━━━━━ Input records
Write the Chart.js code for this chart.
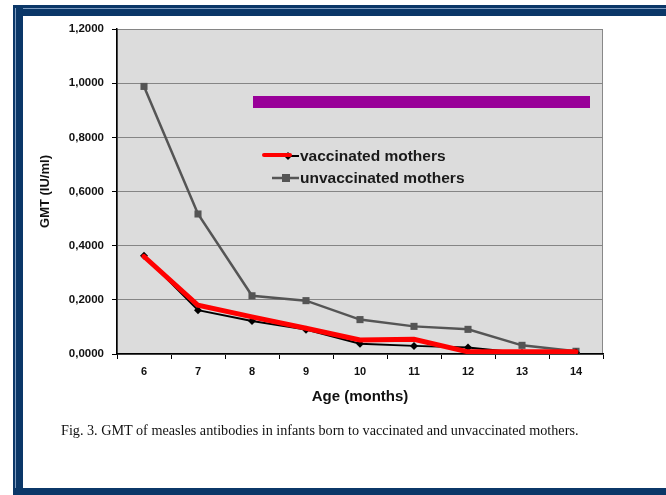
<!DOCTYPE html>
<html>
<head>
<meta charset="utf-8">
<script src="https://cdn.jsdelivr.net/npm/chart.js@4/dist/chart.umd.min.js"></script>
<style>
  html, body { margin: 0; padding: 0; background: #ffffff; }
  body { width: 666px; height: 495px; position: relative; overflow: hidden; }
  #frameTop { position: absolute; left: 13px; top: 5px; width: 653px; height: 11px; background: #0b3768; }
  #frameTopLine { position: absolute; left: 15px; top: 8px; width: 651px; height: 1px; background: #7f9cc0; }
  #frameLeft { position: absolute; left: 13px; top: 5px; width: 10px; height: 490px; background: #0b3768; }
  #frameLeftLine { position: absolute; left: 15px; top: 8px; width: 1px; height: 487px; background: #7f9cc0; }
  #frameBottom { position: absolute; left: 13px; top: 488px; width: 653px; height: 7px; background: #0b3768; }
  #wrap { position: absolute; left: 0; top: 0; width: 666px; height: 495px; }
  #caption { position: absolute; left: 61px; top: 422px; font-family: "Liberation Serif", "DejaVu Serif", serif; font-size: 14.2px; color: #111; white-space: nowrap; }
</style>
</head>
<body>
<div id="frameTop"></div>
<div id="frameTopLine"></div>
<div id="frameLeft"></div>
<div id="frameLeftLine"></div>
<div id="frameBottom"></div>
<div id="wrap"><canvas id="c" width="666" height="495"></canvas></div>
<div id="caption">Fig. 3. GMT of measles antibodies in infants born to vaccinated and unvaccinated mothers.</div>
<script>
// ---- data ----
const ageMonths = ['6', '7', '8', '9', '10', '11', '12', '13', '14'];
const vaccinated = [0.363, 0.162, 0.122, 0.090, 0.038, 0.030, 0.024, 0.004, 0.006];
const vaccinatedRed = [0.360, 0.180, 0.137, 0.095, 0.052, 0.054, 0.008, 0.008, 0.008];
const unvaccinated = [0.988, 0.517, 0.215, 0.197, 0.127, 0.102, 0.091, 0.032, 0.010];
const yTickLabels = ['0,0000', '0,2000', '0,4000', '0,6000', '0,8000', '1,0000', '1,2000'];
const seriesNames = ['vaccinated mothers', 'unvaccinated mothers'];
const xTitle = 'Age (months)';
const yTitle = 'GMT (IU/ml)';

const plotBg = {
  id: 'plotBg',
  beforeDraw(chart) {
    const a = chart.chartArea, ctx = chart.ctx;
    ctx.save();
    ctx.fillStyle = '#dcdcdc';
    ctx.fillRect(a.left, a.top, a.right - a.left, a.bottom - a.top);
    ctx.strokeStyle = '#888888';
    ctx.lineWidth = 1;
    ctx.strokeRect(a.left + 0.5, a.top + 0.5, a.right - a.left - 1, a.bottom - a.top);
    ctx.restore();
  },
  afterDatasetsDraw(chart) {
    const a = chart.chartArea, ctx = chart.ctx;
    ctx.save();
    // purple bar
    ctx.fillStyle = '#990099';
    ctx.fillRect(a.left + 136, a.top + 67, 337, 12);
    // legend
    ctx.font = 'bold 15.5px "Liberation Sans", Arial, sans-serif';
    ctx.fillStyle = '#1a1a1a';
    ctx.textBaseline = 'middle';
    const lx = a.left + 183;
    const y1 = a.top + 127, y2 = a.top + 149;
    // vaccinated entry: black line + diamond + red overlay
    ctx.strokeStyle = '#000'; ctx.lineWidth = 2;
    ctx.beginPath(); ctx.moveTo(lx - 27, y1); ctx.lineTo(lx - 1, y1); ctx.stroke();
    ctx.fillStyle = '#000';
    ctx.beginPath(); ctx.moveTo(lx - 12, y1 - 4); ctx.lineTo(lx - 8, y1); ctx.lineTo(lx - 12, y1 + 4); ctx.lineTo(lx - 16, y1); ctx.closePath(); ctx.fill();
    ctx.strokeStyle = '#ff0000'; ctx.lineWidth = 4; ctx.lineCap = 'round';
    ctx.beginPath(); ctx.moveTo(lx - 36, y1 - 1); ctx.lineTo(lx - 10, y1 - 1); ctx.stroke();
    ctx.lineCap = 'butt';
    // unvaccinated entry
    ctx.strokeStyle = '#555'; ctx.lineWidth = 2.5;
    ctx.beginPath(); ctx.moveTo(lx - 28, y2); ctx.lineTo(lx - 1, y2); ctx.stroke();
    ctx.fillStyle = '#555';
    ctx.fillRect(lx - 18, y2 - 4, 8, 8);
    ctx.fillStyle = '#1a1a1a';
    ctx.fillText(seriesNames[0], lx, y1 + 1);
    ctx.fillText(seriesNames[1], lx, y2 + 1);
    ctx.restore();
  }
};

new Chart(document.getElementById('c'), {
  type: 'line',
  data: {
    labels: ageMonths,
    datasets: [
      { label: seriesNames[1], data: unvaccinated, borderColor: '#555555', backgroundColor: '#555555', borderWidth: 2.5,
        pointStyle: 'rect', pointRadius: 5, pointBorderWidth: 0, tension: 0, order: 3 },
      { label: seriesNames[0], data: vaccinated, borderColor: '#000000', backgroundColor: '#000000', borderWidth: 2,
        pointStyle: 'rectRot', pointRadius: 4, pointBorderWidth: 0, tension: 0, order: 2 },
      { label: seriesNames[0] + ' (overlay)', data: vaccinatedRed, borderColor: '#ff0000', backgroundColor: '#ff0000', borderWidth: 5,
        pointRadius: 0, tension: 0, order: 1, borderCapStyle: 'round' }
    ]
  },
  options: {
    responsive: false,
    animation: false,
    events: [],
    layout: { padding: { left: 38, right: 63, top: 29, bottom: 89 } },
    plugins: { legend: { display: false }, tooltip: { enabled: false } },
    scales: {
      x: {
        offset: true,
        border: { color: '#000', width: 1.5 },
        grid: { display: true, drawOnChartArea: false, offset: true, tickLength: 5, tickColor: '#000', color: '#000' },
        ticks: { color: '#111', padding: 6, font: { family: '"Liberation Sans", Arial, sans-serif', size: 11, weight: 'bold' } },
        title: { display: true, text: xTitle, color: '#111', padding: { top: 4, bottom: 0 },
          font: { family: '"Liberation Sans", Arial, sans-serif', size: 15, weight: 'bold' } },
        afterFit(s) { s.height = 52; }
      },
      y: {
        min: 0, max: 1.2,
        border: { color: '#000', width: 1.5 },
        grid: { color: '#858585', lineWidth: 1, tickLength: 5, tickColor: '#000' },
        ticks: { stepSize: 0.2, color: '#111', padding: 8,
          font: { family: '"Liberation Sans", Arial, sans-serif', size: 11.5, weight: 'bold' },
          callback(v, i) { return yTickLabels[i]; } },
        title: { display: true, text: yTitle, color: '#111', padding: { top: 0, bottom: 4 },
          font: { family: '"Liberation Sans", Arial, sans-serif', size: 13, weight: 'bold' } },
        afterFit(s) { s.width = 79; }
      }
    }
  },
  plugins: [plotBg]
});
</script>
</body>
</html>
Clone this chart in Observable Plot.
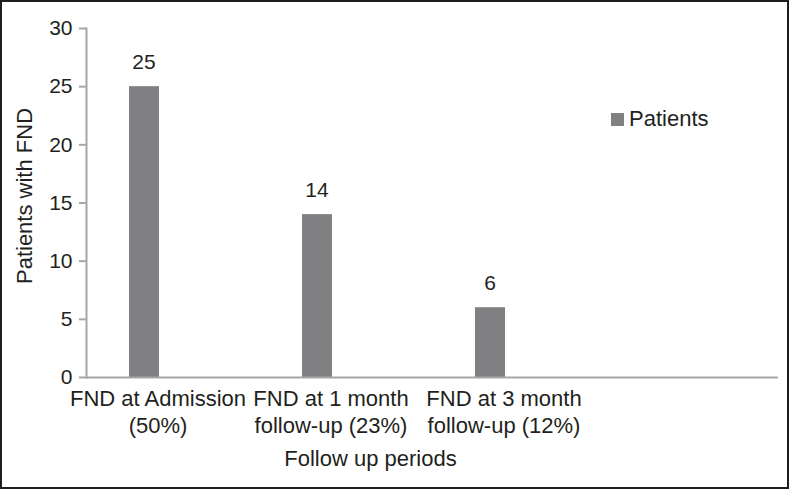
<!DOCTYPE html>
<html><head><meta charset="utf-8">
<script src="https://cdn.jsdelivr.net/npm/d3@7"></script>
<script src="https://cdn.jsdelivr.net/npm/@observablehq/plot@0.6"></script>
<style>
body{margin:0;background:#fff;font-family:"Liberation Sans",Arial,sans-serif;}
#wrap{position:relative;width:789px;height:489px;overflow:hidden;background:#fff}
#border{position:absolute;left:0;top:0;width:789px;height:489px;border:2px solid #1e1e1e;pointer-events:none;box-sizing:border-box}
#legend{position:absolute;left:611px;top:106px;display:flex;align-items:center;font-size:22px;color:#231f20}
#legend .sw{width:13px;height:13px;background:#808083;margin-right:5px}
</style></head><body><div id="wrap"><div id="legend"><div class="sw"></div><span id="legtext"></span></div><div id="border"></div></div>
<script>
const categories = ["FND at Admission\n(50%)", "FND at 1 month\nfollow-up (23%)", "FND at 3 month\nfollow-up (12%)", " "];
const patients = [25, 14, 6];
const yTicks = [0, 5, 10, 15, 20, 25, 30];
const seriesName = "Patients";
const yTitle = "Patients with FND";
const xTitle = "Follow up periods";

const data = patients.map((v, i) => ({category: categories[i], value: v}));
document.getElementById("legtext").textContent = seriesName;

const chart = Plot.plot({
  width: 789,
  height: 489,
  marginLeft: 86,
  marginRight: 11,
  marginTop: 28,
  marginBottom: 112,
  style: {fontFamily: "'Liberation Sans', Arial, sans-serif", color: "#231f20", background: "transparent"},
  x: {domain: categories, padding: 0, axis: null},
  y: {domain: [0, 30], axis: null},
  marks: [
    Plot.barY(data, {x: "category", y: "value", fill: "#808083", insetLeft: 43, insetRight: 100}),
    Plot.text(data, {x: "category", y: "value", text: d => String(d.value), dx: -29, dy: -18, lineAnchor: "bottom", fontSize: 21, fill: "#231f20"}),
    Plot.axisY({ticks: yTicks, tickSize: 7, tickPadding: 7, fontSize: 21, stroke: "#a6a6a6", strokeWidth: 2, fill: "#231f20", label: null}),
    Plot.axisX({tickSize: 0, tickPadding: 9, fontSize: 22, dx: -15, fill: "#231f20", lineHeight: 1.23, label: null, tickFormat: d => d}),
    Plot.ruleY([0], {stroke: "#a6a6a6", strokeWidth: 2}),
    Plot.frame({anchor: "left", stroke: "#a6a6a6", strokeWidth: 2}),
    Plot.text([yTitle], {frameAnchor: "left", textAnchor: "middle", rotate: -90, dx: -62, dy: -7, fontSize: 22, fill: "#231f20"}),
    Plot.text([xTitle], {frameAnchor: "bottom", textAnchor: "middle", dx: -62, dy: 88, fontSize: 22, fill: "#231f20"})
  ]
});
chart.style.position = "absolute";
chart.style.left = "0";
chart.style.top = "0";
document.getElementById("wrap").insertBefore(chart, document.getElementById("legend"));
</script>
</body></html>
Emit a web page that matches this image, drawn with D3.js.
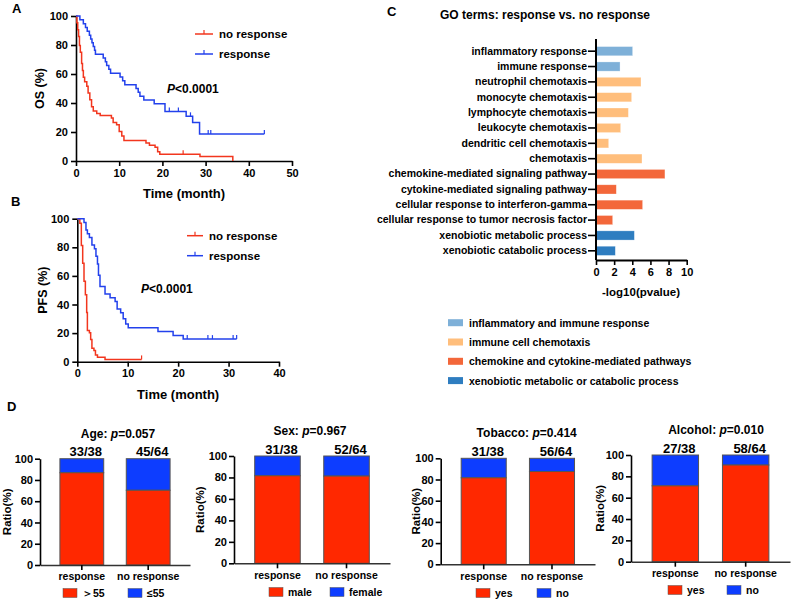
<!DOCTYPE html>
<html><head><meta charset="utf-8">
<script src="https://cdn.jsdelivr.net/npm/d3@7"></script>
<style>
body{margin:0;background:#fff}
svg text{font-family:"Liberation Sans",Arial,Helvetica,sans-serif;font-weight:bold;fill:#000}
</style>
</head><body>
<svg id="c" width="791" height="600"></svg>
<script>
// ---------------- DATA ----------------
// Panel A: overall survival (OS, %)
const osNoRespTime = [0, 0.2, 0.4, 0.6, 0.8, 1.0, 1.3, 1.5, 1.7, 2.0, 2.5, 2.8, 3.2, 3.6, 4.0, 4.8, 5.6, 8.2, 8.6, 9.4, 10.0, 10.6, 11.1, 16.2, 17.0, 18.3, 18.9, 19.4, 28.7, 36.3];
const osNoRespSurv = [100, 95.3, 90.6, 85.9, 79.7, 75.0, 67.2, 62.5, 57.8, 54.7, 51.6, 46.9, 42.2, 37.5, 34.4, 32.8, 31.3, 29.7, 26.6, 25.0, 20.3, 17.2, 14.1, 12.5, 10.9, 9.4, 6.3, 4.7, 3.1, 0];
const osNoRespCensor = [24.8];
const osNoRespEnd = 36.3;
const osRespTime = [0, 0.9, 1.7, 2.2, 2.6, 3.1, 3.4, 3.7, 4.0, 4.3, 4.5, 6.3, 6.8, 7.1, 7.6, 8.0, 10.2, 10.8, 11.3, 13.9, 14.4, 14.8, 15.7, 18.1, 20.6, 25.5, 27.0, 28.6];
const osRespSurv = [100, 97.4, 94.7, 92.1, 89.5, 86.8, 84.2, 81.6, 78.9, 76.3, 73.7, 71.1, 68.4, 65.8, 63.2, 60.5, 57.9, 55.3, 52.6, 50.0, 47.4, 44.7, 42.1, 39.5, 34.2, 30.8, 26.5, 18.6];
const osRespCensor = [21.6, 23.7, 26.5, 30.6, 31.2, 43.6];
const osRespEnd = 43.6;
const osXTicks = [0, 10, 20, 30, 40, 50];

// Panel B: progression-free survival (PFS, %)
const pfsNoRespTime = [0, 0.5, 0.8, 1.07, 1.33, 1.6, 1.86, 2.0, 2.4, 2.65, 2.9, 3.3, 3.6, 4.0, 5.5];
const pfsNoRespSurv = [100, 96.9, 81.3, 68.8, 56.3, 46.9, 34.4, 21.9, 20.3, 15.6, 9.4, 7.8, 4.7, 3.1, 1.6];
const pfsNoRespCensor = [12.75];
const pfsNoRespEnd = 12.75;
const pfsRespTime = [0, 1.33, 1.72, 2.0, 2.4, 2.9, 3.4, 3.7, 4.0, 4.2, 4.5, 5.5, 6.5, 7.5, 7.9, 8.6, 9.1, 9.6, 10.1, 16.0, 19.0, 21.0];
const pfsRespSurv = [100, 97.4, 92.1, 89.5, 86.8, 81.6, 78.9, 73.7, 68.4, 60.5, 52.6, 47.4, 44.7, 42.1, 36.8, 34.2, 30.0, 26.3, 23.7, 21.1, 18.4, 15.8];
const pfsRespCensor = [21.8, 25.9, 26.8, 30.9, 31.6];
const pfsRespEnd = 31.6;
const pfsXTicks = [0, 10, 20, 30, 40];

const kmYTicks = [0, 20, 40, 60, 80, 100];
const kmLegend = ["no response", "response"];

// Panel C: GO terms
const goTerms = ["inflammatory response", "immune response", "neutrophil chemotaxis", "monocyte chemotaxis",
  "lymphocyte chemotaxis", "leukocyte chemotaxis", "dendritic cell chemotaxis", "chemotaxis",
  "chemokine-mediated signaling pathway", "cytokine-mediated signaling pathway",
  "cellular response to interferon-gamma", "cellular response to tumor necrosis factor",
  "xenobiotic metabolic process", "xenobiotic catabolic process"];
const goValues = [4.04, 2.65, 4.96, 3.93, 3.57, 2.72, 1.4, 5.07, 7.6, 2.24, 5.14, 1.84, 4.23, 2.13];
const goGroup = [0, 0, 1, 1, 1, 1, 1, 1, 2, 2, 2, 2, 3, 3];
const goLegend = ["inflammatory and immune response", "immune cell chemotaxis",
  "chemokine and cytokine-mediated pathways", "xenobiotic metabolic or catabolic process"];
const goXTicks = [0, 2, 4, 6, 8, 10];

// Panel D: clinical features
const demoTitles = ["Age", "Sex", "Tobacco", "Alcohol"];
const demoP = ["0.057", "0.967", "0.414", "0.010"];
const demoGroups = ["response", "no response"];
const demoCounts = [["33/38", "45/64"], ["31/38", "52/64"], ["31/38", "56/64"], ["27/38", "58/64"]];
const demoRedPct = [[86.8, 70.3], [81.6, 81.3], [81.6, 87.5], [71.1, 90.6]];
const demoLegend = [["＞55", "≤55"], ["male", "female"], ["yes", "no"], ["yes", "no"]];
const demoYTicks = [0, 20, 40, 60, 80, 100];

// ---------------- STYLE ----------------
const KM_RED = "#F2361E", KM_BLUE = "#2341EC";
const BAR_RED = "#FF2800", BAR_BLUE = "#0D3DFF";
const GO_COLORS = ["#7EB0D8", "#FFBE7C", "#F3673A", "#2E7DC0"];

const svg = d3.select("#c");

function styleAxis(a, fs) {
  a.selectAll("path,line").attr("stroke", "#000").attr("stroke-width", 1.6);
  a.selectAll("text").attr("font-size", fs).attr("font-weight", "bold").attr("fill", "#000")
    .style("font-family", '"Liberation Sans",Arial,sans-serif');
}

function label(txt, x, y, fs, anchor) {
  return svg.append("text").attr("x", x).attr("y", y).attr("font-size", fs)
    .attr("text-anchor", anchor || "start").text(txt);
}

// ---------------- KM PANELS ----------------
function survAt(time, surv, c) {
  let v = surv[0];
  for (let i = 0; i < time.length; i++) if (time[i] <= c) v = surv[i];
  return v;
}

function kmPanel(cfg) {
  const x = d3.scaleLinear().domain([0, cfg.xMax]).range(cfg.xRange);
  const y = d3.scaleLinear().domain([0, 100]).range(cfg.yRange);
  const g = svg.append("g");
  const ax = g.append("g").attr("transform", `translate(0,${cfg.yRange[0]})`)
    .call(d3.axisBottom(x).tickValues(cfg.xTicks).tickSize(5).tickSizeOuter(0).tickPadding(3));
  const ay = g.append("g").attr("transform", `translate(${cfg.xRange[0]},0)`)
    .call(d3.axisLeft(y).tickValues(kmYTicks).tickSize(5).tickSizeOuter(0).tickPadding(3));
  styleAxis(ax, 11); styleAxis(ay, 11);
  cfg.series.forEach(s => {
    const pts = s.time.map((t, i) => [t, s.surv[i]]);
    if (s.end > s.time[s.time.length - 1]) pts.push([s.end, s.surv[s.surv.length - 1]]);
    g.append("path")
      .attr("d", d3.line().x(d => x(d[0])).y(d => y(d[1])).curve(d3.curveStepAfter)(pts))
      .attr("fill", "none").attr("stroke", s.color).attr("stroke-width", 1.5);
    s.censor.forEach(c => {
      const v = survAt(s.time, s.surv, c);
      g.append("line").attr("x1", x(c)).attr("x2", x(c)).attr("y1", y(v)).attr("y2", y(v) - 4)
        .attr("stroke", s.color).attr("stroke-width", 1.2);
    });
  });
  // legend
  cfg.series.forEach((s, i) => {
    const ly = cfg.legY + i * 20;
    g.append("line").attr("x1", cfg.legX).attr("x2", cfg.legX + cfg.legW).attr("y1", ly).attr("y2", ly)
      .attr("stroke", s.color).attr("stroke-width", 1.5);
    g.append("line").attr("x1", cfg.legX + cfg.legW / 2).attr("x2", cfg.legX + cfg.legW / 2)
      .attr("y1", ly).attr("y2", ly - 4).attr("stroke", s.color).attr("stroke-width", 1.2);
    label(kmLegend[i], cfg.legX + cfg.legW + 6, ly + 4, 11.5);
  });
  // P value
  const pt = svg.append("text").attr("x", cfg.pX).attr("y", cfg.pY).attr("font-size", 12);
  pt.append("tspan").attr("font-style", "italic").text("P");
  pt.append("tspan").text("<0.0001");
  // axis titles
  label("Time (month)", (cfg.xRange[0] + cfg.xRange[1]) / 2, cfg.yRange[0] + 37, 13, "middle");
  svg.append("text").attr("transform", `translate(${cfg.yLabX},${(cfg.yRange[0] + cfg.yRange[1]) / 2}) rotate(-90)`)
    .attr("text-anchor", "middle").attr("font-size", 12.5).text(cfg.yTitle);
}

kmPanel({
  xMax: 50, xRange: [76, 292], yRange: [161, 16], xTicks: osXTicks, yTitle: "OS (%)", yLabX: 43.5,
  legX: 195, legW: 18, legY: 34, pX: 167, pY: 93,
  series: [
    { time: osNoRespTime, surv: osNoRespSurv, censor: osNoRespCensor, end: osNoRespEnd, color: KM_RED },
    { time: osRespTime, surv: osRespSurv, censor: osRespCensor, end: osRespEnd, color: KM_BLUE }
  ]
});
kmPanel({
  xMax: 40, xRange: [77.3, 279], yRange: [361.7, 218.7], xTicks: pfsXTicks, yTitle: "PFS (%)", yLabX: 47,
  legX: 187, legW: 16, legY: 235.7, pX: 141, pY: 293,
  series: [
    { time: pfsNoRespTime, surv: pfsNoRespSurv, censor: pfsNoRespCensor, end: pfsNoRespEnd, color: KM_RED },
    { time: pfsRespTime, surv: pfsRespSurv, censor: pfsRespCensor, end: pfsRespEnd, color: KM_BLUE }
  ]
});

// ---------------- GO PANEL ----------------
(function () {
  const y = d3.scaleBand().domain(goTerms).range([43.5, 258.5]).paddingInner(0.4).paddingOuter(0.2);
  const x = d3.scaleLinear().domain([0, 10]).range([596, 686.7]);
  const g = svg.append("g");
  g.selectAll("rect.bar").data(goTerms).join("rect").attr("class", "bar")
    .attr("x", x(0)).attr("y", d => y(d)).attr("height", y.bandwidth())
    .attr("width", (d, i) => x(goValues[i]) - x(0))
    .attr("fill", (d, i) => GO_COLORS[goGroup[i]])
    .attr("stroke", "#fff").attr("stroke-opacity", 0.5).attr("stroke-width", 0.6);
  const ay = g.append("g").attr("transform", `translate(${x(0)},0)`)
    .call(d3.axisLeft(y).tickSize(8).tickSizeOuter(0).tickPadding(1));
  styleAxis(ay, 10.5);
  ay.select(".domain").remove();
  g.append("line").attr("x1", x(0)).attr("x2", x(0)).attr("y1", 39).attr("y2", 260)
    .attr("stroke", "#000").attr("stroke-width", 2);
  const ax = g.append("g").attr("transform", "translate(0,260)")
    .call(d3.axisBottom(x).tickValues(goXTicks).tickSize(5).tickSizeOuter(0).tickPadding(3));
  styleAxis(ax, 11);
  ax.select(".domain").attr("stroke-width", 2);
  label("-log10(pvalue)", 641, 296, 11.5, "middle");
  label("GO terms: response vs. no response", 545, 19, 12, "middle");
  goLegend.forEach((t, i) => {
    const ly = 322.7 + i * 19.3;
    g.append("rect").attr("x", 448).attr("y", ly - 3.5).attr("width", 15).attr("height", 7).attr("fill", GO_COLORS[i]);
    label(t, 469, ly + 4, 10.5);
  });
})();

// ---------------- DEMOGRAPHIC PANELS ----------------
const dLayout = [
  { x0: 40, x1: 190, yTop: 458.7, yBot: 565, lab: 33, titleX: 118, leg: [63, 128], legY: 593 },
  { x0: 234, x1: 390, yTop: 456, yBot: 563.3, lab: 34, titleX: 310, leg: [269, 330], legY: 592 },
  { x0: 440.7, x1: 595, yTop: 458.3, yBot: 564.3, lab: 25, titleX: 526.7, leg: [476, 537], legY: 593 },
  { x0: 631, x1: 790, yTop: 455, yBot: 561.7, lab: 31, titleX: 716, leg: [668, 727], legY: 590 }
];
demoTitles.forEach((title, k) => {
  const L = dLayout[k];
  const x = d3.scaleBand().domain(demoGroups).range([L.x0, L.x1]).paddingInner(0.34).paddingOuter(0.3);
  const y = d3.scaleLinear().domain([0, 100]).range([L.yBot, L.yTop]);
  const g = svg.append("g");
  demoGroups.forEach((grp, j) => {
    const red = demoRedPct[k][j];
    g.append("rect").attr("x", x(grp)).attr("width", x.bandwidth()).attr("y", y(100)).attr("height", y(red) - y(100))
      .attr("fill", BAR_BLUE).attr("stroke", "#555").attr("stroke-width", 1);
    g.append("rect").attr("x", x(grp)).attr("width", x.bandwidth()).attr("y", y(red)).attr("height", y(0) - y(red))
      .attr("fill", BAR_RED).attr("stroke", "#555").attr("stroke-width", 1);
    label(demoCounts[k][j], x(grp) + x.bandwidth() / 2 + 4, L.yTop - 2.5, 13, "middle");
  });
  const ax = g.append("g").attr("transform", `translate(0,${L.yBot})`)
    .call(d3.axisBottom(x).tickSize(5).tickSizeOuter(0).tickPadding(3));
  styleAxis(ax, 10.5);
  ax.select(".domain").attr("stroke", "#333");
  const ay = g.append("g").attr("transform", `translate(${L.x0},0)`)
    .call(d3.axisLeft(y).tickValues(demoYTicks).tickSize(5).tickSizeOuter(0).tickPadding(2));
  styleAxis(ay, 11);
  svg.append("text").attr("transform", `translate(${L.x0 - L.lab + 4},${(L.yTop + L.yBot) / 2}) rotate(-90)`)
    .attr("text-anchor", "middle").attr("font-size", 11.5).text("Ratio(%)");
  const tt = svg.append("text").attr("x", L.titleX).attr("y", L.yTop - 21).attr("font-size", 12).attr("text-anchor", "middle");
  tt.append("tspan").text(title + ": ");
  tt.append("tspan").attr("font-style", "italic").text("p");
  tt.append("tspan").text("=" + demoP[k]);
  [BAR_RED, BAR_BLUE].forEach((c, j) => {
    g.append("rect").attr("x", L.leg[j]).attr("y", L.legY - 4.5).attr("width", 14).attr("height", 9)
      .attr("fill", c).attr("stroke", "#555").attr("stroke-width", 0.5);
    label(demoLegend[k][j], L.leg[j] + 19, L.legY + 4, 10.5);
  });
});

// ---------------- PANEL LETTERS ----------------
label("A", 12, 13, 13);
label("B", 11, 206, 13);
label("C", 387, 16, 13);
label("D", 7, 411, 13);
</script>
</body></html>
━━━━━━━━━━
Find all the lines containing "with" in the material, then copy them.

const yTitle = "Patients with FND";
Emit a web page that matches this image, drawn with D3.js.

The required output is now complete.